To accelerate food security initiatives and advance novel climate-smart agricultural solutions
The United States, through USAID, committed $57.4 million, working with Congress, to accelerate food security initiatives and advance novel climate-smart agricultural solutions to reduce global hunger, poverty, and undernutrition. Announced at the 2024 World Food Prize Borlaug Dialogue in Iowa, more than $38 million will support Feed the Future – the U.S. government’s global hunger initiative – Innovation Labs.
The Feed the Future Innovation Lab network, including two newly funded labs, will advance technology development and draw on the expertise of top U.S. universities and host country research institutions to tackle some of the world’s greatest challenges in agriculture and food security. The Climate Resilient Sustainable Intensification lab, led by Kansas State University, will conduct research to develop and adapt technologies that increase agricultural productivity on less land with fewer environmental tradeoffs.
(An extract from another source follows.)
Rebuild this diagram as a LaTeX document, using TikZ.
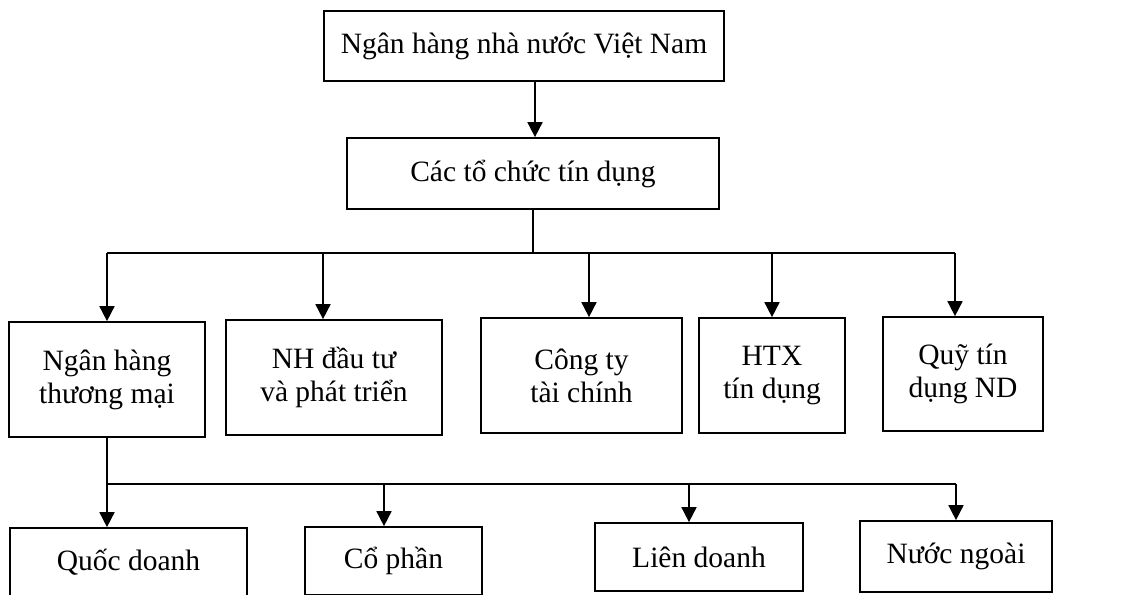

At Washington State University, the Veterinary Vaccine Delivery lab will accelerate the development and deployment of cold-chain-independent vaccines for livestock.
New investments in existing labs include World Coffee Research joining Cornell University to develop improved coffee varieties and the University of Florida partnering with the University of California, Davis to address poultry disease through advances in chicken breeding. Cornell, Purdue, and Michigan State Universities have been awarded extensions to continue work on climate resilient crops, food safety policies and regulations, and local food security policy, respectively.
The remainder of the funding includes an award to accelerate the development and deployment of disease-resistant wheat varieties through a partnership with the U.S. Department of Agriculture and CIMMYT; a contribution to the Global Crop Diversity Trust to increase the availability of adapted crops and seeds to meet the challenges of new pests and diseases, higher temperatures, less water, and soil degradation; and funding to non-profit Akademiya2063 to support African leadership on agriculture policy reform.
Feed the Future has continued to deliver strong results, as demonstrated in this year’s newly launched Feed the Future Interagency Report. In the initiative’s first decade both hunger and poverty fell by 20 to 25 percent in areas of focus. In 2023 alone, Feed the Future worked with 6.2 million producers to apply improved agricultural practices on 4.5 million hectares of cropland and cultivated pasture. In addition, small and medium businesses and farmers accessed $1.4 billion in agriculture-related financing and leveraged $677 million in private-sector investment – double the level in fiscal year 2020 – resulting in record sales of more than $4.6 billion.
Building on this success, Feed the Future will continue to work with partner countries, donors, and both the public and private sector in the United States and abroad to accelerate transformational change.